There are others. Many others. Mourn them. Allow yourself a righteous anger. Admire them. Honour them. And pray that if the day should come, their brother priests will imitate them and die like them.
August 14, 1941
The case of Saint Maximilian Kolbe resonates with me in a particular way. Every year when I'm in Kraków for the annual seminar I teach, I visit the bunker where he was killed at Auschwitz.
This year was the 75th anniversary of his death. August 14, 1941, was the day that Father Kolbe was murdered, hidden from the world then but now a light shining in the darkness. August 14, 1941, was a day of victory.
"The victory through faith and love was won by [Maximilian Kolbe] in this place, which was built for the negation of faith – faith in God and faith in man – and to trample radically not only on love but on all signs of human dignity, of humanity," preached Saint John Paul II on his visit to Auschwitz in June 1979. "A place built on hatred and on contempt for man in the name of a crazed ideology. A place built on cruelty… In this site of the terrible slaughter that brought death… Father Maximilian voluntarily offered himself for death in the starvation bunker for a brother, and so won a spiritual victory like that of Christ himself."
In Kraków it is easy to revisit Second World War history – the city is steeped in it. When the war began on September 1, 1939, a young Karol Wojtyła was serving morning Mass at a cathedral. After Mass, he ran back across the bridge over the Vistula River to check on his father. By war's end, his father was dead (of natural causes) and Wojtyła was a clandestine seminarian hidden from the Nazis in the residence of the archbishop.

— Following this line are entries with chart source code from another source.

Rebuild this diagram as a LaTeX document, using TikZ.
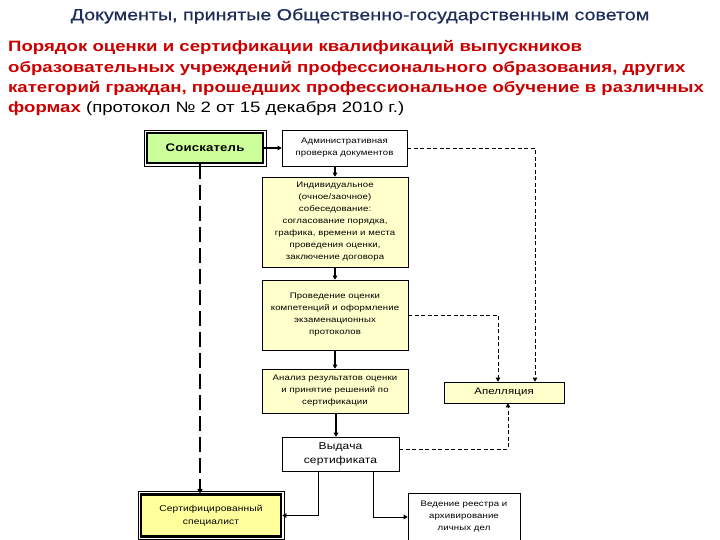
\documentclass[tikz,border=0pt]{standalone}
\usepackage{fontspec}
\setmainfont[FakeStretch=1.2]{Liberation Sans}
\newfontfamily\titlefont[FakeStretch=1.23, FakeBold=0.6]{Liberation Sans}
\newfontfamily\redfont[FakeStretch=1.24]{Liberation Sans}
\newfontfamily\boxfont[FakeStretch=1.2, LetterSpace=1.5]{Liberation Sans}
\usetikzlibrary{arrows.meta,calc}
\definecolor{navy}{HTML}{1F2D5A}
\definecolor{hred}{HTML}{CC0000}
\definecolor{boxyellow}{HTML}{FFFFCC}
\definecolor{certyellow}{HTML}{FFFF9C}
\definecolor{soiskgreen}{HTML}{CCFF99}
\begin{document}
\begin{tikzpicture}[x=1pt,y=-1pt,
  box/.style={draw=black, line width=0.6pt, align=center, inner sep=1pt,
    font=\boxfont\fontsize{8}{12}\selectfont},
  ybox/.style={box, fill=boxyellow},
  framed/.style={draw=black, line width=2.6pt, align=center, inner sep=0pt},
  arr/.style={-{Triangle[length=4pt,width=4.5pt]}, line width=1.3pt},
  plain/.style={line width=0.7pt},
  parr/.style={plain, -{Triangle[length=4pt,width=4.5pt]}},
  dsh/.style={dash pattern=on 4pt off 2.5pt, line width=0.8pt,
    -{Triangle[length=4pt,width=4.5pt]}},
  bigdsh/.style={dash pattern=on 15pt off 6pt, line width=2.6pt,
    -{Triangle[length=4pt,width=5pt]}},
  outer/.style={line width=0.6pt},
  redline/.style={anchor=west, inner sep=0pt, text=hred,
    font=\redfont\bfseries\fontsize{15}{18}\selectfont},
]
\useasboundingbox (0,0) rectangle (720,540);
\fill[white] (0,0) rectangle (720,540);

% headings
\node[inner sep=0pt, text=navy, font=\titlefont\fontsize{16}{19}\selectfont] (title) at (360,16)
  {Документы, принятые Общественно-государственным советом};
\node[redline] (r1) at (8,47) {Порядок оценки и сертификации квалификаций выпускников};
\node[redline] (r2) at (8,68) {образовательных учреждений профессионального образования, других};
\node[redline] (r3) at (8,88) {категорий граждан, прошедших профессиональное обучение в различных};
\node[redline] (r4) at (8,109) {формах \mdseries\color{black}(протокол № 2 от 15 декабря 2010 г.)};

% nodes
\node[framed, fill=soiskgreen, minimum width=116, minimum height=30,
  font=\boxfont\bfseries\fontsize{11}{13}\selectfont] (soisk) at (205,148) {Соискатель};
\draw[outer] ([shift={(-1.8,1.8)}]soisk.south west) rectangle ([shift={(1.8,-1.8)}]soisk.north east);
\node[box, fill=white, minimum width=125, minimum height=36] (admin) at (344.5,148)
  {Административная\\проверка документов};
\node[ybox, minimum width=146, minimum height=90] (indiv) at (335,222)
  {Индивидуальное\\(очное/заочное)\\собеседование:\\согласование порядка,\\графика, времени и места\\проведения оценки,\\заключение договора};
\node[ybox, minimum width=146, minimum height=70] (prov) at (335,315)
  {Проведение оценки\\компетенций и оформление\\экзаменационных\\протоколов};
\node[ybox, minimum width=146, minimum height=44] (anal) at (335,391)
  {Анализ результатов оценки\\и принятие решений по\\сертификации};
\node[ybox, minimum width=120, minimum height=21, font=\boxfont\fontsize{9.5}{11}\selectfont] (apel) at (504,392.5)
  {Апелляция};
\node[box, fill=white, minimum width=117, minimum height=34, font=\boxfont\fontsize{10}{13.5}\selectfont] (vyd) at (340.5,454)
  {Выдача\\сертификата};
\node[framed, fill=certyellow, minimum width=140, minimum height=42,
  font=\boxfont\fontsize{8.5}{13}\selectfont] (cert) at (211,515.5)
  {Сертифицированный\\специалист};
\draw[outer] ([shift={(-1.8,1.8)}]cert.south west) rectangle ([shift={(1.8,-1.8)}]cert.north east);
\node[box, fill=white, minimum width=112, minimum height=48] (ved) at (464,517)
  {Ведение реестра и\\архивирование\\личных дел};

% connectors
\draw[arr] (soisk) -- (admin);
\draw[arr] (admin.south -| indiv.north) -- (indiv.north);
\draw[arr] (indiv) -- (prov);
\draw[arr] (prov) -- (anal);
\draw[arr] (anal.south -| 336,0) -- (vyd.north -| 336,0);
\draw[bigdsh] (soisk.south -| 200,0) -- (cert.north -| 200,0);
\draw[parr] (vyd.south -| 318,0) |- (cert.east);
\draw[parr] (vyd.south -| 373,0) |- (ved.west);
\draw[dsh] (admin.east) -| ([xshift=31pt]apel.north);
\draw[dsh] (prov.east) -| ([xshift=-6pt]apel.north);
\draw[dsh] ([yshift=5pt]vyd.east) -| ([xshift=4pt]apel.south);
\end{tikzpicture}
\end{document}
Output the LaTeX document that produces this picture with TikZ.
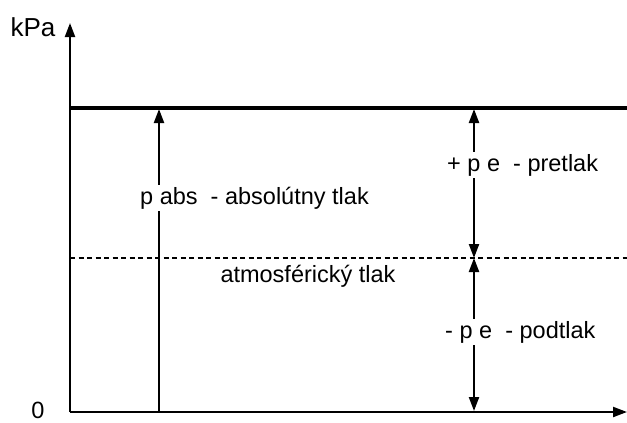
\documentclass[tikz,border=0pt]{standalone}
\usepackage{fontspec}
\setmainfont{Liberation Sans}
\usetikzlibrary{arrows.meta}
\begin{document}
\begin{tikzpicture}[x=1pt,y=-1pt,
  tip/.style={-{Triangle[width=10pt,length=14pt]}},
  dtip/.style={{Triangle[width=10pt,length=14pt]}-{Triangle[width=10pt,length=14pt]}},
  lbl/.style={font=\fontsize{23.5}{28}\selectfont, inner sep=1pt},
  lblw/.style={lbl, fill=white, inner sep=2pt}]
\useasboundingbox (0,0) rectangle (627,423);
% coordinates
\coordinate (O) at (70,412);
\coordinate (Ytop) at (70,23);
\coordinate (Xend) at (627,412);
\coordinate (Tl) at (70,108);
\coordinate (Tr) at (627,108);
\coordinate (Al) at (70,258);
\coordinate (Ar) at (627,258);
\coordinate (Pb) at (159,412);
\coordinate (Pt) at (159,109);
\coordinate (Rt) at (474,109);
\coordinate (Rm) at (474,258);
\coordinate (Rb) at (474,411);
% axes
\draw[line width=2.2pt, tip] (O) -- (Ytop);
\draw[line width=2.2pt, tip] (O) -- (Xend);
\draw[line width=4pt] (Tl) -- (Tr);
\draw[line width=2.2pt, dash pattern=on 5pt off 3.5pt] (Al) -- (Ar);
% arrows
\draw[line width=2.2pt, tip] (Pb) -- (Pt);
\draw[line width=2.2pt, dtip] (Rm) -- (Rt);
\draw[line width=2.2pt, dtip] (Rm) -- (Rb);
% labels
\node[lbl, font=\fontsize{26}{30}\selectfont] (kpa) at (33,27) {kPa};
\node[lbl] (zero) at (38,410) {0};
\node[lblw, anchor=west] (pabs) at (138,198) {p abs\ \ - absolútny tlak};
\node[lblw, anchor=west] (pre) at (445,165) {+ p e\ \ - pretlak};
\node[lblw, anchor=west] (pod) at (443,332) {- p e\ \ - podtlak};
\node[lbl] (atm) at (308,276) {atmosférický tlak};
\end{tikzpicture}
\end{document}
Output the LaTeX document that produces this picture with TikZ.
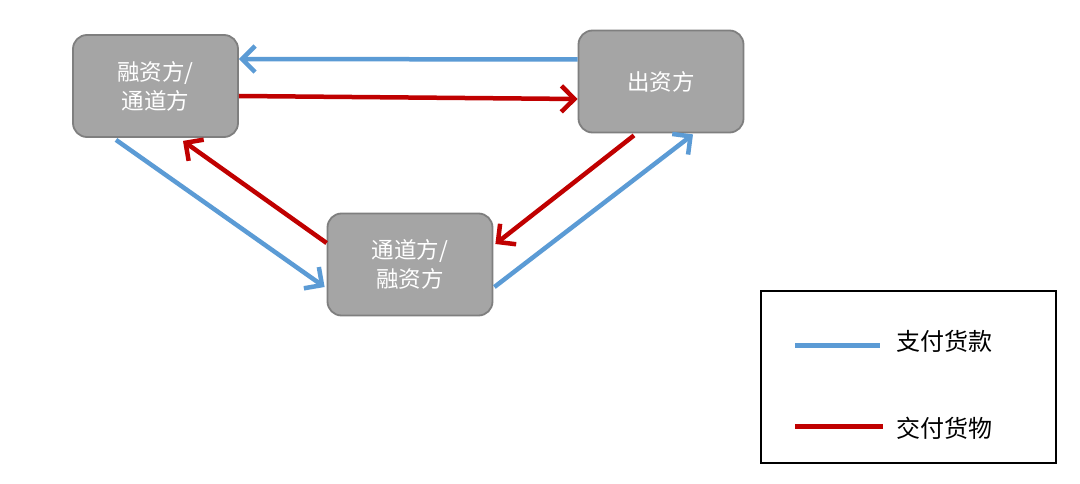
\documentclass[tikz,border=0pt]{standalone}
\usepackage{fontspec}
\newfontfamily\cjk{Noto Sans CJK SC}
\usetikzlibrary{arrows.meta,calc}
\definecolor{boxgray}{HTML}{A5A5A5}
\definecolor{boxedge}{HTML}{7F7F7F}
\definecolor{payblue}{HTML}{5B9BD5}
\definecolor{goodsred}{HTML}{C00000}
\tikzset{
  party/.style={draw=boxedge, line width=1.8pt, fill=boxgray, rounded corners=14pt,
    minimum width=165pt, minimum height=102pt, inner sep=0pt, align=center,
    text=white, font=\cjk\fontsize{22.5}{29}\selectfont},
  flow/.style={line width=4.5pt, -{Straight Barb[length=13pt,width=26pt,line width=4.5pt]}},
  pay/.style={flow, draw=payblue},
  goods/.style={flow, draw=goodsred},
  legline/.style={line width=5pt},
  legtext/.style={font=\cjk\fontsize{24}{28}\selectfont, text=black, anchor=west, inner sep=0pt}
}
\begin{document}
\begin{tikzpicture}[x=1pt,y=-1pt]
\useasboundingbox (0,0) rectangle (1080,484);
\fill[white] (0,0) rectangle (1080,484);
\node[party] (A) at (155.5,86) {融资方/\\通道方};
\node[party] (B) at (661,81.5) {出资方};
\node[party] (C) at (410,264.5) {通道方/\\融资方};
% flows
\draw[pay] ($(B.west)+(0,-22)$) -- ($(A.east)+(0,-27)$);
\draw[goods] ($(A.east)+(0,10)$) -- ($(B.west)+(0,17.5)$);
\draw[pay] ($(A.south)+(-39.5,2)$) -- ($(C.west)+(-2,22.5)$);
\draw[goods] ($(C.west)+(0,-21.5)$) -- ($(A.south)+(27.5,3)$);
\draw[goods] ($(B.south)+(-27,2)$) -- ($(C.east)+(2,-20.5)$);
\draw[pay] ($(C.east)+(1,22.5)$) -- ($(B.south)+(32,1)$);
% legend
\node[draw=black, line width=2.5pt, fill=white, minimum width=295pt, minimum height=172pt, inner sep=0pt] (L) at (908.5,377) {};
\coordinate (b1) at (795,345);
\coordinate (b2) at (880,345);
\coordinate (r1) at (795,426);
\coordinate (r2) at (883,426);
\draw[legline, payblue] (b1) -- (b2);
\draw[legline, goodsred] (r1) -- (r2);
\node[legtext] (tpay) at (896,341) {支付货款};
\node[legtext] (tgoods) at (896,428) {交付货物};
\end{tikzpicture}
\end{document}
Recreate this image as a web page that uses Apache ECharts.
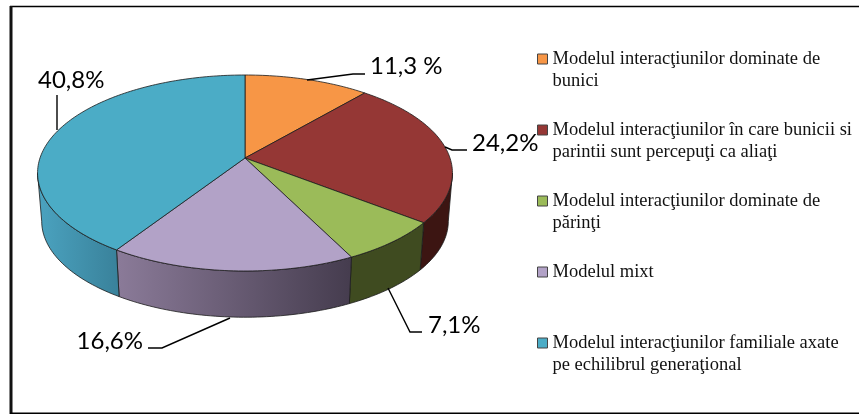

Anniversaries of the Second World War are usually marked for its beginning (September 1939), its most important battles – Pearl Harbour (December 1941) or D-Day (June 1944) – and its conclusion – VE Day (May 1945) and VJ Day (August 1945). Yet this year marked the 75th anniversary of two critical moments that took place the same day: August 14, 1941.
Kolbe's martyrdom was one of those moments.
The summer of 1941 was a turning point in the war. After the invasion of Poland and quick capitulation of France, Britain found itself virtually alone against the Nazis and their Soviet allies. Isolationist feelings were running high in the United States, and it was unclear whether America would enter the war. On June 22, 1941, Hitler launched Operation Barbarossa – his invasion of Russia. That brought the Soviets to the Allied side, without which it is doubtful Hitler would have been defeated. In August 1941, Winston Churchill had his first wartime meeting with Franklin D. Roosevelt and laid out the case for American involvement in the war. Just a few months later, after Pearl Harbor, the Americans entered the war in Europe without ceremony; but in August, that remained uncertain.
The secret summit took place in Newfoundland and Labrador's Placentia Bay. FDR arrived on the USS Augusta, accompanied by five American naval destroyers; and Churchill arrived aboard the HMS Prince of Wales, accompanied by Royal Navy corvettes and Royal Canadian Navy destroyers. The residents of tiny Ship Harbour had never seen their shores host such military power – or such powerful guests.
On August 14, 1941, FDR and Churchill signed a joint declaration that would later come to be known as the Atlantic Charter. It was a blueprint for a postwar world, even though America had yet to join the war. The Axis powers regarded it as the basis for a transatlantic alliance, and it was part of FDR's strategy to overcome American isolationism.
The Atlantic Charter sought to fight the war on a different basis than the First World War some 25 years earlier. It committed Britain and America to a war not only of alliance and interests but also of principles that could secure a lasting peace. It had eight points, remarkably broad-minded for wartime:
1. no territorial gains sought by the United States or the United Kingdom;
2. establishment of borders in accord with the wishes of the people;
3. the right to self-determination of peoples;
4. expansion of freer trade;
5. global economic co-operation and advancement of social welfare;
6. freedom from want and fear;
7. free passage upon the seas; and
8. disarmament of aggressor nations and postwar common disarmament.
Meeting in London a month later, the governmentsin- exile of Belgium, Holland, Luxembourg, France, Czechoslovakia, Greece and Poland as well as the Soviet Union and Yugoslavia unanimously adopted the principles set forth in the Atlantic Charter. It would, in time, form the basis for the United Nations.
The Ship Harbour summit made the Second World War a more noble enterprise than the First. It would be fought not only for imperial interests and military alliances but also for principles of freedom and the rights of nations. The Atlantic Charter would not be perfectly implemented, of course, and the Soviet Union, far from honouring the Atlantic Charter, would employ the Red Army to establish an empire in Europe. Over the decades, that empire would be overcome; and in the end, the principles of the Atlantic Charter would prevail.
The evil of the twin totalitarian regimes was overcome not just by war. Evil is eventually overcome by love and mercy, neither of which belong to the arsenals of nations. On August 14, 1941, while Churchill and Roosevelt were signing their Atlantic Charter aboard powerful ships in tranquil harbours, another man, powerless in the world, confined to a dark and fetid bunker, signed a great charter of charity in his blood.
Victory over evil, especially institutional, mechanized, bureaucratized evil, comes by different means – the way of power and the way of love. August 14, 1941, brought us both.